Every travel website will tell you Ireland is beautiful year round, which is technically true and practically useless if you're trying to decide when to book flights.
The honest answer is that some times are genuinely better than others, and it depends on what you're looking for. Here's what nobody tells you.
September
If you can only go once and you want the best odds of a good experience, go in September.
The summer crowds have thinned. The major tourist spots that felt overrun in July are manageable again. Hotel availability opens up and prices drop.
There's a particular quality to September in Ireland that's hard to put into words but easy to feel. The colleges go back, the new school year begins, and the whole country seems to settle into something. It's almost a second spring. Summer is winding down, the farms are moving toward harvest, winter is somewhere on the horizon, but none of that has arrived yet. Everyone is starting the next chapter at the same time. There's an optimism to it, a collective sense of renewal, that makes September one of the most quietly uplifting times to be there.
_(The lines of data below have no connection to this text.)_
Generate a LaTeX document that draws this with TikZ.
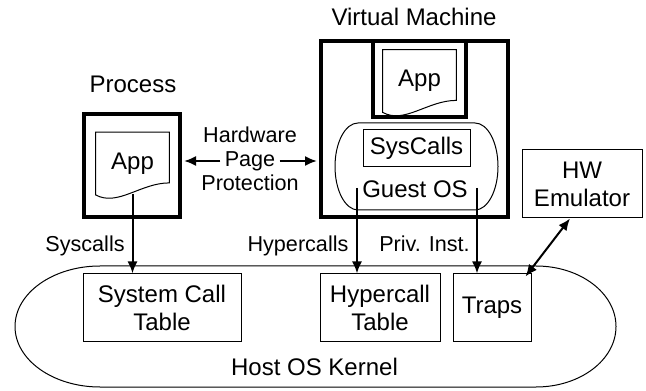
\documentclass[tikz,border=0pt]{standalone}
\usepackage{fontspec}
\setmainfont{Liberation Sans}
\usetikzlibrary{arrows.meta,positioning}

\newcommand{\bigtxt}{\fontsize{12}{14}\selectfont}
\newcommand{\smalltxt}{\fontsize{10.8}{12}\selectfont}
% page outline with a wavy lower edge, drawn round a node
\newcommand{\docedge}[1]{%
  \draw[thinline] (#1.north west) -- (#1.north east) -- ([yshift=6pt]#1.south east)
    .. controls ([xshift=22.5pt,yshift=6pt]#1.south west) and ([xshift=11pt,yshift=-6pt]#1.south west) .. (#1.south west) -- cycle;}

\begin{document}
\begin{tikzpicture}[x=0.5pt,y=0.5pt,
    >={Latex[length=6pt,width=5pt]},
    thinline/.style={line width=0.5pt},
    thinbox/.style={draw,line width=0.5pt,align=center,font=\bigtxt,inner sep=0pt},
    thickbox/.style={draw,line width=2pt,inner sep=0pt},
    docnode/.style={inner sep=0pt,minimum width=36.5pt,minimum height=31pt,font=\bigtxt},
    lbl/.style={font=\smalltxt,text height=8pt,text depth=2.5pt},
    call/.style={->,line width=1pt}]
    \useasboundingbox (0,0) rectangle (646,390);

    % Host OS kernel
    \draw[thinline] (100,124) -- (536,124)
        arc[start angle=90,end angle=-90,x radius=40pt,y radius=30.25pt] -- (100,3)
        arc[start angle=270,end angle=90,x radius=42.5pt,y radius=30.25pt] -- cycle;
    \node[font=\bigtxt] (kernel) at (314.5,23) {Host OS Kernel};
    \node[thinbox,minimum width=79pt,minimum height=34pt] (sct) at (162,82) {System Call\\Table};
    \node[thinbox,minimum width=60pt,minimum height=34pt] (hct) at (380,82) {Hypercall\\Table};
    \node[thinbox,minimum width=39pt,minimum height=34pt] (traps) at (492,82) {Traps};

    % Process
    \node[thickbox,minimum width=48pt,minimum height=51.5pt] (proc) at (132,224.5) {};
    \node[docnode] (procapp) at (132.5,226.5) {App};
    \docedge{procapp}
    \node[font=\bigtxt] (proclbl) at (133,306) {Process};

    % Virtual machine
    \node[thickbox,minimum width=93.5pt,minimum height=88pt] (vm) at (414.5,261) {};
    \node[thickbox,minimum width=46.5pt,minimum height=38pt] (vmapp) at (419.5,311) {};
    \node[docnode] (vmappdoc) at (419.5,309) {App};
    \docedge{vmappdoc}
    \node[font=\bigtxt] (vmlbl) at (414,373) {Virtual Machine};

    % Guest OS
    \draw[thinline] (358,267) -- (475,267)
        arc[start angle=90,end angle=-90,x radius=11.5pt,y radius=21.75pt] -- (358,180)
        arc[start angle=270,end angle=90,x radius=11.5pt,y radius=21.75pt] -- cycle;
    \node[thinbox,minimum width=53.5pt,minimum height=18.5pt] (sysc) at (416.5,241.5) {SysCalls};
    \node[font=\bigtxt] (guest) at (415,201) {Guest OS};

    % HW emulator
    \node[thinbox,minimum width=60pt,minimum height=34pt] (hw) at (582,206) {HW\\Emulator};

    % Page protection
    \node[lbl] (hwtop) at (250,253) {Hardware};
    \node[lbl,inner sep=2pt] (page) at (250,229) {Page};
    \node[lbl] (hwbot) at (250,205) {Protection};
    \draw[call,shorten >=1pt] (page.west) -- (page.west -| proc.east);
    \draw[call,shorten >=1pt] (page.east) -- (page.east -| vm.west);

    % Calls into the kernel
    \coordinate (hcstart) at (357,202);
    \coordinate (pistart) at (477,202);
    \draw[call] ([yshift=0.5pt]procapp.south) -- (procapp.south |- sct.north);
    \draw[call] (hcstart) -- (hcstart |- hct.north);
    \draw[call] (pistart) -- (pistart |- traps.north);
    \draw[<->,line width=1pt] ([xshift=-6pt]hw.south) -- ([xshift=-3pt,yshift=-1.5pt]traps.north east);
    \node[lbl] (sclbl) at (85,144) {Syscalls};
    \node[lbl] (hclbl) at (298,144) {Hypercalls};
    \node[lbl] (pilbl) at (424.5,144) {Priv. Inst.};

\end{tikzpicture}
\end{document}
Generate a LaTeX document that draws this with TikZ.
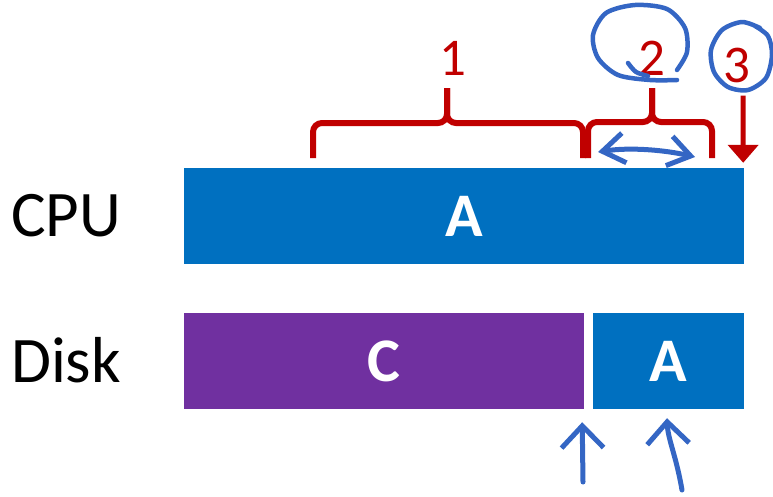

The light helps too. Long golden evenings, soft mornings, the kind of quality that makes everything look slightly more beautiful than it probably deserves. Photographers know this. Most tourists don't.
The countryside is at its best. Still green but with the beginning of autumn colour coming through, particularly in the west.
The weather has a reputation for being better than August. Whether that's actually true or just a collective feeling shared by everyone who lives there is hard to say. Either way the perception exists and in Ireland perception often becomes its own kind of reality. Go in September and you'll probably have good weather. You'll definitely believe you were lucky to miss August.
May and June
There's a phenomenon in Ireland known as exam weather. Every year, reliably, a period of genuinely beautiful sunny weather arrives in late May and June, precisely when hundreds of thousands of Irish students are sitting their Leaving Certificate exams, stuck inside while the country bakes outside. Nobody can explain why it happens. It just does. The students are furious about it every single year.
For visitors it means May and June can be a genuine surprise. The days are long, the evenings stretch out until ten o'clock, and the whole country undergoes a transformation that you have to see to fully understand.
Ireland in the rain is one thing. Ireland in the sun is something else entirely. The moment the weather turns, everyone emerges. The canal in Dublin gets lined with people sitting out with pints, office workers on lunch breaks, students who have finally finished their exams. The Forty Foot in Sandycove, an open air sea swimming spot just outside Dublin, fills up with swimmers of all ages. There's a particular kind of joy in the Irish sunshine that comes partly from the fact that nobody quite trusts it to last. Everyone is outside because nobody is sure how long it will hold.
It's one of those things that doesn't make it into any travel guide but stays with visitors longer than almost anything else they did.
July and August
July and August are when most Americans visit Ireland. The schools are out, the flights are booked months in advance, and the popular spots are at their busiest.
The weather is genuinely better on average than the rest of the year. But Ireland doesn't do guarantees and packing for four seasons remains the advice regardless of when you travel. A week in July can be glorious. It can also include a day or two that tests your waterproof jacket. Sometimes both in the same afternoon.
What peak season does come with is crowds. The Cliffs of Moher in August is a very different experience to the Cliffs of Moher in September. Dingle, Killarney, the Ring of Kerry. All of them are busy in a way that can work against the unhurried pace that makes Ireland worth visiting in the first place.
Prices reflect the season too. Accommodation costs more, availability at the better places is limited, and the castle hotels and restaurants that make a trip special need to be booked well in advance.
None of this means don't go in summer. Plenty of people have wonderful trips in July and August. Just go in with clear eyes. Book early, build in flexibility, and don't be surprised if the weather requires a change of plans. Ireland will still deliver. It just won't necessarily deliver on your schedule.
Christmas
Christmas in Ireland is not a sightseeing trip. The days are short, the weather is cold, and most attractions are not at their best in December.
But there is something that can't really be planned for or replicated. The pubs in December have a particular quality. Warm, busy, full of people who haven't seen each other in a while. The Irish diaspora comes home at Christmas in a way that changes the atmosphere completely. People who have spent the year in London, New York, Sydney, all back at the same time, all in the same local.
Christmas Eve in an Irish pub is one of those experiences that stays with you. It's not something you'd build a trip around. But if you're there, don't spend the evening in the hotel.
So when should you go?
There is no bad time to visit Ireland, but there are better times depending on what you want.
September for the best balance of weather, crowds, and light. May or June for long evenings and the country at its most alive. July or August if your dates are fixed, just book early and pack accordingly.
The one thing everyone agrees on is that the first visit is rarely the last. However the weather turns out, most people leave already thinking about when they can come back. That's not the worst problem to have.